We are all familiar with Tom Brokaw’s “The Greatest Generation,” and the generation called the “Baby Boomers” (1946-1964). Most are familiar with the Generations X, Y, and Z. But, and suddenly those words from “Rudolph, The Red-Nosed Reindeer” pop into my head and I want to sing out, “But…do you recall…” with a slight variation of words and with tongue in cheek: “But… do you recall the most famous generation of all!” I mean my generation. The generation labeled by Time Magazine back in 1951 as The Silent Generation. It consists of the 50 million people born between the years 1925 and 1945. I came into the world at the tail-end of that cycle—which explains my schizophrenic nature and my uncomfortable straddling between Brokaw’s “Greatest” (“those get-it-done G.I.s”) and those vocal “hippie world-changing” Boomers. Most of the Silent Generation lived through the Great Depression and all of World War II. I did not. Who am I, then? Should we sneak in another generational name or grouping—one that labels those of us who cannot remember either the Great Depression or the War? Or do we just have the dates mixed up for each generation? Every researcher seems to classify the generations with a new set of dates.

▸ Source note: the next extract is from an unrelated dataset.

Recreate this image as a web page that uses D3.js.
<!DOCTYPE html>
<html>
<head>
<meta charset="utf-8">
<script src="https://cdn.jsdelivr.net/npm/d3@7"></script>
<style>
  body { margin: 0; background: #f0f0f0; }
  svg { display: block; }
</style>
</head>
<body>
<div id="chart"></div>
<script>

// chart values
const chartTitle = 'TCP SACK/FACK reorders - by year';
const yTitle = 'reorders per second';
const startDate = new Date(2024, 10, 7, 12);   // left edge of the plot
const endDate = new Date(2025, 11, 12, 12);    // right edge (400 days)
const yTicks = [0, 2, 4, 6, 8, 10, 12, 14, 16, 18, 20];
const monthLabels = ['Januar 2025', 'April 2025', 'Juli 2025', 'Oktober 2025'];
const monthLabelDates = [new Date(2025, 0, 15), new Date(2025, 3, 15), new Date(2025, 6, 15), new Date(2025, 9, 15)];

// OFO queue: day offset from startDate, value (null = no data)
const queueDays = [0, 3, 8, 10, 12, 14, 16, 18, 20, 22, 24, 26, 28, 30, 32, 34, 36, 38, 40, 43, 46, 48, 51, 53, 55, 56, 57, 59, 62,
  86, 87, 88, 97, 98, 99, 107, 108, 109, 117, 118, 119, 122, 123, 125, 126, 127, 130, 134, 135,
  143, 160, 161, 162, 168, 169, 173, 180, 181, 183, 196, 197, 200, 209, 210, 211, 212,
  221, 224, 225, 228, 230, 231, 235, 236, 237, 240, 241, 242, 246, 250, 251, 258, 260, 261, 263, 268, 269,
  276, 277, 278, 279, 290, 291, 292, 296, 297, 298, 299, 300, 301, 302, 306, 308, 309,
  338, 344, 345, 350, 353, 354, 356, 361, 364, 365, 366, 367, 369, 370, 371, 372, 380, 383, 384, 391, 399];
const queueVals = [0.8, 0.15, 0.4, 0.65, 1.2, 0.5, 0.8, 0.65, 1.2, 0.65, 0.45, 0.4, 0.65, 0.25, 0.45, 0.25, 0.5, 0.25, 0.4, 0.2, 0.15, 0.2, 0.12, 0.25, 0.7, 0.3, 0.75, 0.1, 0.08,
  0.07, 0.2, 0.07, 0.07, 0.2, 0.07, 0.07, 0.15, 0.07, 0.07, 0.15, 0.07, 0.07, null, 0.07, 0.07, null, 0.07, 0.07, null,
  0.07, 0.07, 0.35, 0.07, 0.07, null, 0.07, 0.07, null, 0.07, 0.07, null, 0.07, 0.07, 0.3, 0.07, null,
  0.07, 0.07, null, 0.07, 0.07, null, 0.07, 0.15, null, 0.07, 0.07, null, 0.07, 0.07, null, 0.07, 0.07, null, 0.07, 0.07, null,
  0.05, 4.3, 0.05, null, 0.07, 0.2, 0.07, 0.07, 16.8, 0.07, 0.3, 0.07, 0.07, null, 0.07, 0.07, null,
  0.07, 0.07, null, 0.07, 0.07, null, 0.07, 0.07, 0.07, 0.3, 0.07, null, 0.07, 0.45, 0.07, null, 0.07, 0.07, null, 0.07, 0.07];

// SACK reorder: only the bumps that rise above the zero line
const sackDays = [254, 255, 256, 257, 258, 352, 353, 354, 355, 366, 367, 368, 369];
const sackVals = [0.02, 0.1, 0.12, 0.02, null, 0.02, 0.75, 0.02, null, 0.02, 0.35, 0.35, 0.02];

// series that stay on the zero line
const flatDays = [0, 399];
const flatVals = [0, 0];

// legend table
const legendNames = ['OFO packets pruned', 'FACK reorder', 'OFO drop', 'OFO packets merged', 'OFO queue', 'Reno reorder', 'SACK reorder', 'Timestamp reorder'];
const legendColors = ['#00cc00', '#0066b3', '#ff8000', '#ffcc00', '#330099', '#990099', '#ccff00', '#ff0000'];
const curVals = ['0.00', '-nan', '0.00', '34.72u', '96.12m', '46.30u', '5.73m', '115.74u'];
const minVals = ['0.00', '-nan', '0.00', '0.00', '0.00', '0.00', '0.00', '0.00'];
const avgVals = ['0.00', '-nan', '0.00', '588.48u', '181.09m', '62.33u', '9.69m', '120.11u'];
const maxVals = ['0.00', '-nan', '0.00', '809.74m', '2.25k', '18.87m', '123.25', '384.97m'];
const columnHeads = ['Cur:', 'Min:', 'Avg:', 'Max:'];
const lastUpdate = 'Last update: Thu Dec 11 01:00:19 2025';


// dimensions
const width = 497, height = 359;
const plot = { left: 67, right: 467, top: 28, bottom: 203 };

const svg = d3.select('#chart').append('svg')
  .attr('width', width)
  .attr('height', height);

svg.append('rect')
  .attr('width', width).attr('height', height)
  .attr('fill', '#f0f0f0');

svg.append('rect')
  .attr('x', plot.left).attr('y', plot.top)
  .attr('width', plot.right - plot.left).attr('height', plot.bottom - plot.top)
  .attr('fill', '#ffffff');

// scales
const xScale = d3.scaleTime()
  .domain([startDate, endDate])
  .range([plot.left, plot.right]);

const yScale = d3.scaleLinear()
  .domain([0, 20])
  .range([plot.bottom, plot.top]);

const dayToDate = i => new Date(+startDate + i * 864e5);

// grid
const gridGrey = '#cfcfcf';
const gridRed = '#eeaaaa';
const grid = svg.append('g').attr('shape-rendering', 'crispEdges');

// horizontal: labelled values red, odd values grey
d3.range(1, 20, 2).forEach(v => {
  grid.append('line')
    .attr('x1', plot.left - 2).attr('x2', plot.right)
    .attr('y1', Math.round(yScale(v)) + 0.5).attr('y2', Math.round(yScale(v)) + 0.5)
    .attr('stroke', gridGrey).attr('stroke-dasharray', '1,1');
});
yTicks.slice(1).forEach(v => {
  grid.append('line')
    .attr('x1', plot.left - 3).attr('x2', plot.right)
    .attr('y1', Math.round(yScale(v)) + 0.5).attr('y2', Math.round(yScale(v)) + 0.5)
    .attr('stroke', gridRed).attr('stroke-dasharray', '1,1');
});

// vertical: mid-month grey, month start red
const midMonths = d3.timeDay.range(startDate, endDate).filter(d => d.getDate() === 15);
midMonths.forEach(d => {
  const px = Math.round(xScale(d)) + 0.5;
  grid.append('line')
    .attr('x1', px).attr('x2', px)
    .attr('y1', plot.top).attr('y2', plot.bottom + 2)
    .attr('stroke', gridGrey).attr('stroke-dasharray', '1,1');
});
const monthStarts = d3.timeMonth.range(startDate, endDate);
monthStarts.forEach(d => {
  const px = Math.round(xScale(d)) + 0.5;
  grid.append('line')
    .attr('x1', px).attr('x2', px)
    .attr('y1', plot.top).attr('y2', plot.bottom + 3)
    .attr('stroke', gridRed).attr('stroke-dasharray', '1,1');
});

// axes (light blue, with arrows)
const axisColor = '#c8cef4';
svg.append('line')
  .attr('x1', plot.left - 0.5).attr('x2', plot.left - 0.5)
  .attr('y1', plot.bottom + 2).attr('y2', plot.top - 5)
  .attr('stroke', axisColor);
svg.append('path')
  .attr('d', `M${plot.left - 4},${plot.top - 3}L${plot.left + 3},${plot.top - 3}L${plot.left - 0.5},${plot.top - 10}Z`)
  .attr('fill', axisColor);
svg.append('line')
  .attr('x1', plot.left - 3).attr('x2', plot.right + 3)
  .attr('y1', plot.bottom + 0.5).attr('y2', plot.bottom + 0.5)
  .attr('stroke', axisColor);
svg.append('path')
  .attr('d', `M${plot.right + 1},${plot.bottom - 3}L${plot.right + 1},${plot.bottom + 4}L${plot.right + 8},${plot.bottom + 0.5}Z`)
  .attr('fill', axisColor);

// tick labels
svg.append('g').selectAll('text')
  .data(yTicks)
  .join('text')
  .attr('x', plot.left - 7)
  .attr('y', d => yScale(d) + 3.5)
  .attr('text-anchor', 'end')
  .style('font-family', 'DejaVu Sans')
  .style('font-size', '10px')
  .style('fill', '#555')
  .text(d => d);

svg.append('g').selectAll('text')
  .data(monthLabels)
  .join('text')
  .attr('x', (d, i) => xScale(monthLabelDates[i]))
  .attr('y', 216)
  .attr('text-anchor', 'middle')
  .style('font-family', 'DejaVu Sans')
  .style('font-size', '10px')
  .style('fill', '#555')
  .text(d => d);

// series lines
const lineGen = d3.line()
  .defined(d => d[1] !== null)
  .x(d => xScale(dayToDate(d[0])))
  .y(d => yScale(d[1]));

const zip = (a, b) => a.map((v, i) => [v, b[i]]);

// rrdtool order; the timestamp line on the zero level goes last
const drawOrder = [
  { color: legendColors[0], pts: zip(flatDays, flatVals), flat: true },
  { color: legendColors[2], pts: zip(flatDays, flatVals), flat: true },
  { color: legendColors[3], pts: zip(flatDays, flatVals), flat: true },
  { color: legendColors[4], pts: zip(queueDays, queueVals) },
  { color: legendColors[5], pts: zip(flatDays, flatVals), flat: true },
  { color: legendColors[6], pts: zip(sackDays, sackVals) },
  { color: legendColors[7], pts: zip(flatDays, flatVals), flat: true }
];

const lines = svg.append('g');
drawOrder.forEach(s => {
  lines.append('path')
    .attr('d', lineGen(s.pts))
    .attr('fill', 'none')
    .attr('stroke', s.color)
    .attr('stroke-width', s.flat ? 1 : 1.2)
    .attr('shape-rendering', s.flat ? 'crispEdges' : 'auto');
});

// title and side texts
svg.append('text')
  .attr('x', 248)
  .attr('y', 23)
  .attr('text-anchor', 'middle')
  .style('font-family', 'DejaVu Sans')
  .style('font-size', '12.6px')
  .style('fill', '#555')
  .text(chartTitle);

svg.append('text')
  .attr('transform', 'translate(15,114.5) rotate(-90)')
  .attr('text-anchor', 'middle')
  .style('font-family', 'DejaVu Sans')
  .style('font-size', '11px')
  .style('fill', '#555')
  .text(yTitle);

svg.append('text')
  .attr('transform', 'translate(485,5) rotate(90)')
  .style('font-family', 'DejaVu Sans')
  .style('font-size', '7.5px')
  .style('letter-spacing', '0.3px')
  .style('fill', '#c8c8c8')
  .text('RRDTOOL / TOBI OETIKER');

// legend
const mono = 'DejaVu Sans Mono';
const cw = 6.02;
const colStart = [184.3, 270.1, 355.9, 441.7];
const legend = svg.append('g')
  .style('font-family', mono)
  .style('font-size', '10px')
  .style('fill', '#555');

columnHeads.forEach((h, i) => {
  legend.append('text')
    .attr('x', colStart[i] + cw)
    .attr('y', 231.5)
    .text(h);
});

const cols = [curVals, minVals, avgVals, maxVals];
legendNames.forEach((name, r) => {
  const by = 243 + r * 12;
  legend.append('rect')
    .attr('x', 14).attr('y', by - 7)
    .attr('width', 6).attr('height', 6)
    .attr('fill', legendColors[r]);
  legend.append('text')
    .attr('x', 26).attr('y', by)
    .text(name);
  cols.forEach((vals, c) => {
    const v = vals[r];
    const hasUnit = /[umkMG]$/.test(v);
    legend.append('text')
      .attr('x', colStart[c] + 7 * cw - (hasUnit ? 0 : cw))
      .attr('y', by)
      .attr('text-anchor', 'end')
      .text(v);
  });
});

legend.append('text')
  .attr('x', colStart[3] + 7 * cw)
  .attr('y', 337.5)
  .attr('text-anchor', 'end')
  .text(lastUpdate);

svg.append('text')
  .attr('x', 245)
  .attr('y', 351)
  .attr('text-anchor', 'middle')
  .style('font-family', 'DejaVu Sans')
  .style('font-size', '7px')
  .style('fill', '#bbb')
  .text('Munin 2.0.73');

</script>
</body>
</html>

That 1951 Time article, for example, defined the Silent Generation as those born from 1923 to 1933. Those parameters do not include me! I’m kind of pleased about that because the article suggested that those of the Silent Generation were grave and fatalistic, conventional, with confused morals and always expecting disappointment. “Youth today,” the article said of those of us now in our 70’s, “is waiting for the hand of fate to fall on its shoulders, meanwhile working fairly hard and saying almost nothing. The most startling fact about the younger generation is its silence. With some rare exceptions, youth is nowhere near the rostrum. By comparison with the Flaming Youth (the Roarin’ 20’s) of their fathers and mothers, today’s younger generation is a still, small flame. It does not issue manifestoes, make speeches or carry posters. It has been called the ‘Silent Generation.’” William Manchester commented that this Silent Generation was “withdrawn, cautious, unimaginative, indifferent, unadventurous and silent.” That doesn’t sound like me. Other researchers have called this generation the “Seekers,” and in England it has been named the “Air Raid” Generation. I just don’t seem to fit these descriptions or maybe I just don’t want to fit into them.
Martin Luther King, Jr., was a member of the Silent Generation—he was born in 1929. Who am I? Where do I, born in 1943, fit in? Maybe I’m just one of those “War Babies,” born between 1939 and 1945, which include Joan Baez, Bob Dylan, and Simon and Garfunkel, Al Pacino, Muhammad Ali, Bob Woodward, John Kerry and Nancy Pelosi. Yes, that seems to fit me well. At last, I know where I fit! I still don’t know quite who I am!